What is the polar form of ( 0,0 )?

3 Answers
Aug 14, 2017

(0,0)

Explanation:

Well, this coordinate point is the origin of both the Cartesian and polar coordinate planes, so the polar form is also color(blue)((0,0).

Nevertheless, we can solve this if we'd like, using the equations

  • r^2 = x^2 + y^2

  • theta = arctan(y/x)

We know:

  • x=0

  • y=0

So we have

r^2 = 0^2 + 0^2

ul(r = 0

theta by convention will be 0, because in reality the arctangent calculation is undefined (it has no specific direction, so we say the angle is 0).

The coordinate is thus

color(blue)(ulbar(|stackrel(" ")(" "(0,0)" ")|)

Aug 14, 2017

(r,theta) -= (0,0).


Well, consider the conversion:

x = rcostheta
y = rsintheta

(x,y) = (0,0) = (rcostheta, rsintheta)

We necessarily have that

0 = rcostheta = rsintheta

If sintheta = 0, it is never true that costheta = 0 for the same theta. In fact, you can convince yourself that:

  • if sintheta = 0, costheta = pm1, and...
  • if costheta = 0, sintheta = pm1.

Thus, we must have that r = 0 for the equality to be satisfied.

However, even when r = 0, we note that theta could take on the usual angles (0^@, . . . , ), allowing an infinite number of polar coordinates that correspond to a given Cartesian origin, i.e.

overbrace((0","0))^((x","y)) harr overbrace((0","theta))^((r","theta))

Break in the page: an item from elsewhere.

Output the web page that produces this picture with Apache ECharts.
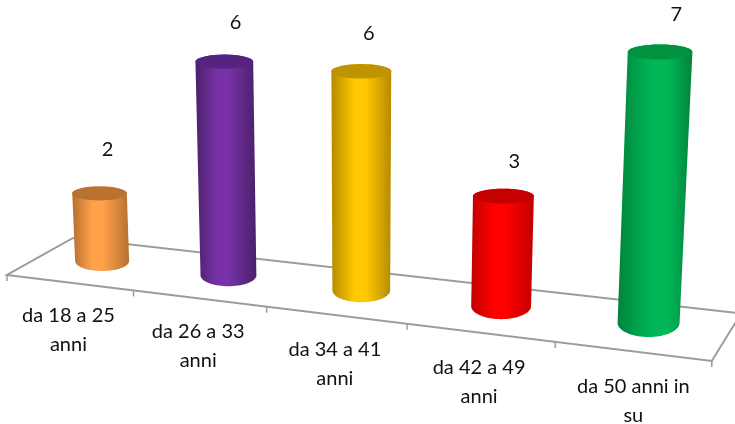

Despite that, since the distance from the origin is zero, we can choose theta = 0^@, since we describe the same spatial coordinates with any theta when r = 0.

Aug 14, 2017

(0,0), most of the time !

Explanation:

By convention we choose (0,0) as the polar origin, or "pole". However as indicated in the other solutions the polar origin is not unique, as (0,pi), (0,pi/2) or in fact (0,phi) AA phi in RR all represent the polar origin.

Ordinarily the ambiguity does not represent an issue, however one must take extreme caution when converting from rectangular to polar coordinates in integration, as the Jacobian:

J = | ( (partial r)/(partial x), (partial r)/(partial y) ), ( (partial theta)/(partial x), (partial theta)/(partial y) ) |

is not defined at the origin.

Similarly if we are examining limits at the origin we need to be very careful about the value of theta to use and we should not assume that (0,0) is appropriate.